Additionally, there was no distinction between the civil and military departments. Both civil and military officers held mansabs and were liable to be transferred from one branch of the administration to another. Each mansabdar was expected to maintain prescribed number of horses, elephants, and equipment, according to his rank and dignity. These rules, though initially strictly enforced, were later slackened. During Aurangzeb's reign the number of mansabdars was around 700 or more.

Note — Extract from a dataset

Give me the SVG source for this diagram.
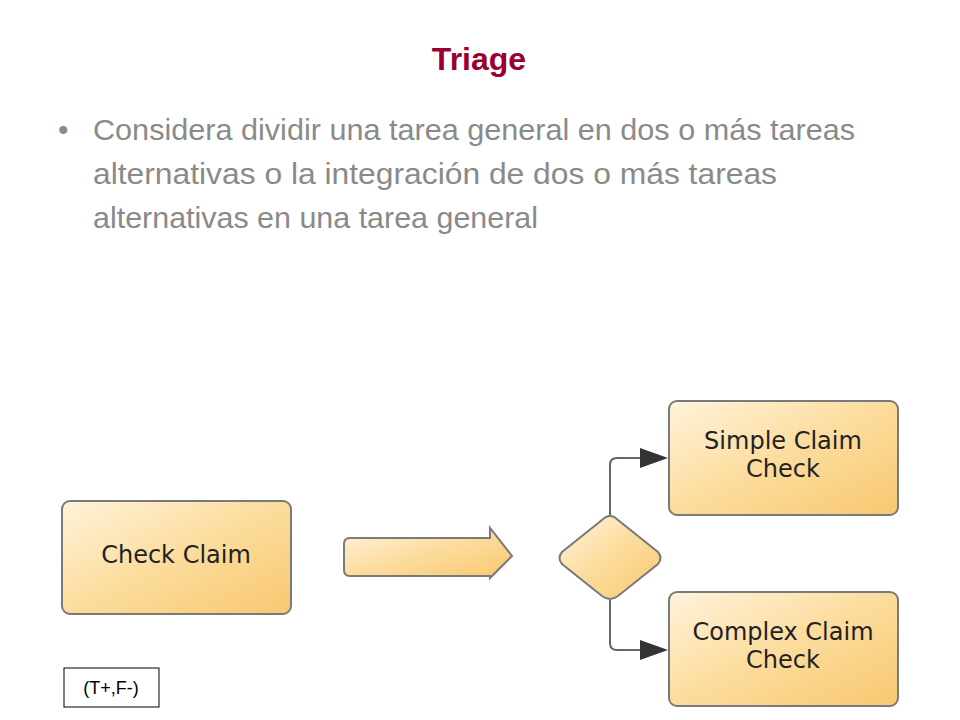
<svg xmlns="http://www.w3.org/2000/svg" width="960" height="720" viewBox="0 0 960 720">
<defs>
<linearGradient id="g" x1="0" y1="0" x2="1" y2="1"><stop offset="0" stop-color="#fff3dc"/><stop offset="0.5" stop-color="#fcdc9c"/><stop offset="1" stop-color="#f8c870"/></linearGradient>
<style>
.n{fill:url(#g);stroke:#7a7a7a;stroke-width:2}
.t{font-family:"DejaVu Sans",Verdana,sans-serif;font-size:24px;fill:#222;text-anchor:middle}
.b{font-family:"Liberation Sans Narrow","Liberation Sans",Arial,sans-serif;font-size:30px;fill:#8a8a8a}
.c{fill:none;stroke:#666;stroke-width:2}
</style>
</defs>
<rect width="960" height="720" fill="#fff"/>
<text x="479" y="70" text-anchor="middle" font-family="'Liberation Sans Narrow','Liberation Sans',Arial,sans-serif" font-weight="bold" font-size="32" fill="#990033">Triage</text>
<text class="b" x="58" y="140">•</text>
<text class="b" x="93" y="140" textLength="762" lengthAdjust="spacingAndGlyphs">Considera dividir una tarea general en dos o más tareas</text>
<text class="b" x="93" y="184" textLength="684" lengthAdjust="spacingAndGlyphs">alternativas o la integración de dos o más tareas</text>
<text class="b" x="93" y="228" textLength="445" lengthAdjust="spacingAndGlyphs">alternativas en una tarea general</text>
<g id="connectors">
<path class="c" d="M610,516 V465 Q610,458 617,458 H640"/>
<path d="M640,448 L668,458 L640,468 z" fill="#333"/>
<path class="c" d="M610,600 V643 Q610,650 617,650 H640"/>
<path d="M640,640 L668,650 L640,660 z" fill="#333"/>
</g>
<g id="check-claim"><rect class="n" x="62" y="501" width="229" height="113" rx="8"/><text class="t" x="176" y="563" font-size="25">Check Claim</text></g>
<g id="big-arrow"><path class="n" d="M350,538 H490 L490,528 L512,556 L490,578 L490,576 H350 Q344,576 344,570 V544 Q344,538 350,538 z"/></g>
<g id="decision"><path class="n" d="M610,516 Q614,516 618,520 L658,552 Q663,558 658,564 L618,596 Q610,602 602,596 L562,564 Q557,558 562,552 L602,520 Q606,516 610,516 z"/></g>
<g id="simple"><rect class="n" x="669" y="401" width="229" height="114" rx="8"/><text class="t" x="783" y="449">Simple Claim</text><text class="t" x="783" y="477">Check</text></g>
<g id="complex"><rect class="n" x="669" y="592" width="229" height="114" rx="8"/><text class="t" x="783" y="640">Complex Claim</text><text class="t" x="783" y="668">Check</text></g>
<g id="label"><rect x="64" y="668" width="95" height="39" fill="#fff" stroke="#000" stroke-width="1"/><text x="111" y="694" text-anchor="middle" font-family="'Liberation Sans',Arial,sans-serif" font-size="18" fill="#000">(T+,F-)</text></g>
</svg>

Main Features of mansabdari system

1. The king himself appointed the mansabdars. He could enhance the mansab, lower it or remove it.
2. A mansabdar could be asked to perform any civil or military service.
3. There were 33 categories of the mansabdars. The lowest mansabdar commanded 10 soldiers and the highest 10,000 soldiers. Only the princes of the royal family and most important Rajput rulers were given a mansab of 10,000.
4. A mansabdar was paid his salary in cash.
5. The salary due to the soldiers was added to the personal salary of the mansabdar. At times, for paying salaries to soldiers, a jagir was given to him. But the revenue was realised by officers and necessary adjustments made.
6. The mansabdari system was not hereditary.
7. In addition to meeting his personal expenses, the mansabdar had to maintain out of his salary a stipulated quota of horses, elephants, camels, mules and carts. A mansabdar holding a rank of 5,000 had to maintain 340 horses, 100 elephants, 400 camels, 100 mules and 160 carts.
8. Handsome salaries were paid to a mansabdar. A mansabdar with a rank of 5,000 got a salary of 30,000 rupees per month, one of 3,000 could get 17,000 rupees, while a mansabdar of 1,000 got 8,200 rupees.
9. The horses were classified into six categories and the elephants into five.
10. For every ten cavalry men, the mansabdar had to maintain twenty horses for horses that had to be provided rest while on a march and replacements were necessary in times of war.
11. A record was kept of the description (‘huliya’) of each horseman under a mansabdar and of branding (‘dag’) horses to prevent corruption.
12. The troops raised by the emperor but not paid directly by the state and placed under the charge of mansabadars were known as Dakhili

Changes introduced by Jahangir and Shah Jahan

1. Difference in the highest mansab: After Akbar, higher mansabs were introduced. During Jahangir and Shah Jahan’s reigns, the mansab of a prince was raised to 40,000 and 60,000 respectively as against of 12,000 during Akbar’s reign.
2. Reduction in the number of soldiers: Shah Jahan reduced the number of soldiers kept by a mansabdar. Now each mansabdar was required to keep one-third of the original number. Sometimes, it was even reduced v one-fourth or one-fifth.
3. Difference in the categories of mansabdars: During the time of Jahangir and Shah Jahan, the number of categories"of mansabdars was reduced to 11 as against 33 mentioned by Abul Fazl in his book Akbarnama.
4. Relaxation in control: With Akbar’s death, the control exercised over mansabdars became a bit slack.